◆ GIVEN REQUEST ◆
Identify the lines containing the word "this". Copy each one.

◆ DATASET RECORDS ◆

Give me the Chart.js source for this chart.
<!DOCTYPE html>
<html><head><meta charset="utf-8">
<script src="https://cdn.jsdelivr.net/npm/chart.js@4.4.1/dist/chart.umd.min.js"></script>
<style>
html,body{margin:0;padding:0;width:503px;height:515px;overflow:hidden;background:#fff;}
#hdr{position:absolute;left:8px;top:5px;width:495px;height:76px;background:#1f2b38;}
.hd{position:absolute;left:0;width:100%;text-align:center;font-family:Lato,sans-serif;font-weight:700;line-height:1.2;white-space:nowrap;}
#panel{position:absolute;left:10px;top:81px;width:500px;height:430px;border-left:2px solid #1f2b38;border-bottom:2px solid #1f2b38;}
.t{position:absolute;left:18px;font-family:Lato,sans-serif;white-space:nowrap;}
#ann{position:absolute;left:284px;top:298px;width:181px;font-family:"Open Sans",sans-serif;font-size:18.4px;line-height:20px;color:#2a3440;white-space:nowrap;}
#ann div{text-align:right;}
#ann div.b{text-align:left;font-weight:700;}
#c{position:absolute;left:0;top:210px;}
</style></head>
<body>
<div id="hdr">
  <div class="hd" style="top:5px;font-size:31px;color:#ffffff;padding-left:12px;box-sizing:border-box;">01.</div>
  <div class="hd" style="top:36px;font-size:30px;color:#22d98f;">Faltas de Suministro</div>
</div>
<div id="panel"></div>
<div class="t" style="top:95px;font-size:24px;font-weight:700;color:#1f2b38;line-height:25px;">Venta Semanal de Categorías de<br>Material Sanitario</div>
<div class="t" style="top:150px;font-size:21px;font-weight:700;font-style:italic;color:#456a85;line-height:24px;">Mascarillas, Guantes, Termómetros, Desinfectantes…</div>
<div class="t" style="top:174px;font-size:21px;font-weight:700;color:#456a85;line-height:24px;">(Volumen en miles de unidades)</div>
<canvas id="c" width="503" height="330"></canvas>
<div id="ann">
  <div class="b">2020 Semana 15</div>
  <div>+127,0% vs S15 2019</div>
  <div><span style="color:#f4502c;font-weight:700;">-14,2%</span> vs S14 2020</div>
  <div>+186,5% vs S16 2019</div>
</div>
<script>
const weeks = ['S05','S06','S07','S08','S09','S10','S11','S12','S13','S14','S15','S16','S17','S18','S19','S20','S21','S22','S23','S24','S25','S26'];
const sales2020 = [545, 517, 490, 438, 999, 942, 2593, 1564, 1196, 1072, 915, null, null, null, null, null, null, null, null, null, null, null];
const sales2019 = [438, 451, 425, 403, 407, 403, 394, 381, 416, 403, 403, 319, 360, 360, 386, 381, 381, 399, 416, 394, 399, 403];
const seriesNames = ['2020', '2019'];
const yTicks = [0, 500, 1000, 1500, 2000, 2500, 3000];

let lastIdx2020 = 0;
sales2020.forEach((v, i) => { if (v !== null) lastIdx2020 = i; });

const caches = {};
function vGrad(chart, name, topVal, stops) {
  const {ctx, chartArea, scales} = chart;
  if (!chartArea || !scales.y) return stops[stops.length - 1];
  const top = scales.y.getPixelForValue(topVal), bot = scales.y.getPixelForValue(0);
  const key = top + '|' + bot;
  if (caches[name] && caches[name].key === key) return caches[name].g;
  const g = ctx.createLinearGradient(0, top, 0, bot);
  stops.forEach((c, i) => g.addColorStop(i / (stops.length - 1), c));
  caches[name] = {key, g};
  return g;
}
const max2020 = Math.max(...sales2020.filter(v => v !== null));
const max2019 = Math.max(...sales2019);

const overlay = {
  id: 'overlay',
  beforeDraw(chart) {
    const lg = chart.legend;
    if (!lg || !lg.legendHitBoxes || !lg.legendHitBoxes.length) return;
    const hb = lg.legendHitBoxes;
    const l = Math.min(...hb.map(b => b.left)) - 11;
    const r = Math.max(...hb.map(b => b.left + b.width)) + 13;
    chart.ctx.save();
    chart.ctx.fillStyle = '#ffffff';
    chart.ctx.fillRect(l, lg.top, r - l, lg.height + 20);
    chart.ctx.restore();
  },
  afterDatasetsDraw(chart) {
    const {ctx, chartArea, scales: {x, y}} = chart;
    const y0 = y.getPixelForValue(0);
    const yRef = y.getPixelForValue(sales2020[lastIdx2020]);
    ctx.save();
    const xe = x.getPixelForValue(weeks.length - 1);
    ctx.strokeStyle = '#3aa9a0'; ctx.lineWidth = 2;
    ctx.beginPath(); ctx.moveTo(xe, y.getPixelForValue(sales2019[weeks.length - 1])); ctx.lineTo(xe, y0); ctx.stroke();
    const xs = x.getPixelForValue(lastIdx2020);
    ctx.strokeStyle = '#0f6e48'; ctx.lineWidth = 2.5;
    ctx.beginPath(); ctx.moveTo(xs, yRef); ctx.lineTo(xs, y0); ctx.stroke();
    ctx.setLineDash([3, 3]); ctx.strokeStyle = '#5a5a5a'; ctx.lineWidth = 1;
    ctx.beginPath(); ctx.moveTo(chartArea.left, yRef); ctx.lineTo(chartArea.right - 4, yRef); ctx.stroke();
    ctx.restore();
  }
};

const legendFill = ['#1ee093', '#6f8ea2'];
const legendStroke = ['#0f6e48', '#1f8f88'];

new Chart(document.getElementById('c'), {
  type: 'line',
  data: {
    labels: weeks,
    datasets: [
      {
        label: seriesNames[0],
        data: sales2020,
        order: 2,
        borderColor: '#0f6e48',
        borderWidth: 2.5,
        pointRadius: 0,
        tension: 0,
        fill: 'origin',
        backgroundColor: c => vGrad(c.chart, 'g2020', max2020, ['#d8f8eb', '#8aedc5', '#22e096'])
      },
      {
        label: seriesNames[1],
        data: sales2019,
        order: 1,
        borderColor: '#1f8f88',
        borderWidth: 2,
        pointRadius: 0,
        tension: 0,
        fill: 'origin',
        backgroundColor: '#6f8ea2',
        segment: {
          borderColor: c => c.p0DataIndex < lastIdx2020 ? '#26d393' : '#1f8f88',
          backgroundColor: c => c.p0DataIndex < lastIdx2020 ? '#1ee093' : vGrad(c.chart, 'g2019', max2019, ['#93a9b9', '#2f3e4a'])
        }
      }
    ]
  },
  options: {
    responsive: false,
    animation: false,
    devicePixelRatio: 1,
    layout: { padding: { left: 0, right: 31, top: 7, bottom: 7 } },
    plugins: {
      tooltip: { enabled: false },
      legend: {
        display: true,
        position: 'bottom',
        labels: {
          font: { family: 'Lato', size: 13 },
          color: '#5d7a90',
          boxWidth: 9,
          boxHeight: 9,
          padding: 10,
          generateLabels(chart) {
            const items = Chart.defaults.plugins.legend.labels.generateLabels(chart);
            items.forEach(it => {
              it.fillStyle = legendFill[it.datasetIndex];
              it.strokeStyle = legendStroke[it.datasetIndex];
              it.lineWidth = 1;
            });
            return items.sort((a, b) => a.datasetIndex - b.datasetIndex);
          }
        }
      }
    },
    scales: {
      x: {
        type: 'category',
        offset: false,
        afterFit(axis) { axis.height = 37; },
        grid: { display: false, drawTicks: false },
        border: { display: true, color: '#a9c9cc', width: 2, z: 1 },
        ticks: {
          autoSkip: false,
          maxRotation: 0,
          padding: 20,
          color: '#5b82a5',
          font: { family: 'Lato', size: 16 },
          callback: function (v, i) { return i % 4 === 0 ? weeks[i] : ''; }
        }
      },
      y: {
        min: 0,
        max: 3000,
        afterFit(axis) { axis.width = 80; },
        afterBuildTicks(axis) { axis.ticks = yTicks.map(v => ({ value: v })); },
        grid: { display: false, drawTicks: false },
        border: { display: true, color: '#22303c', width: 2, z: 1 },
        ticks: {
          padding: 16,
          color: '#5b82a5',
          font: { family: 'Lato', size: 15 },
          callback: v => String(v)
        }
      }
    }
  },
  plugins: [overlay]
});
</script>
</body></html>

---

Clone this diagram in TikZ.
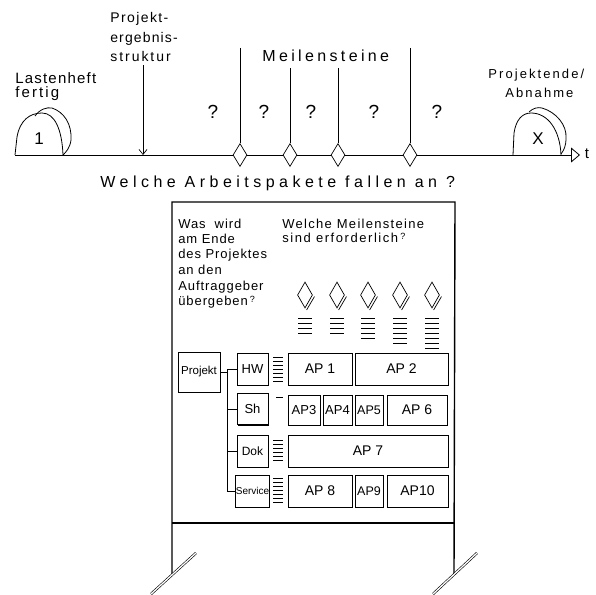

◆ ANSWER IN FULL ◆
Give me the Chart.js source for this chart.
Clone this diagram in TikZ.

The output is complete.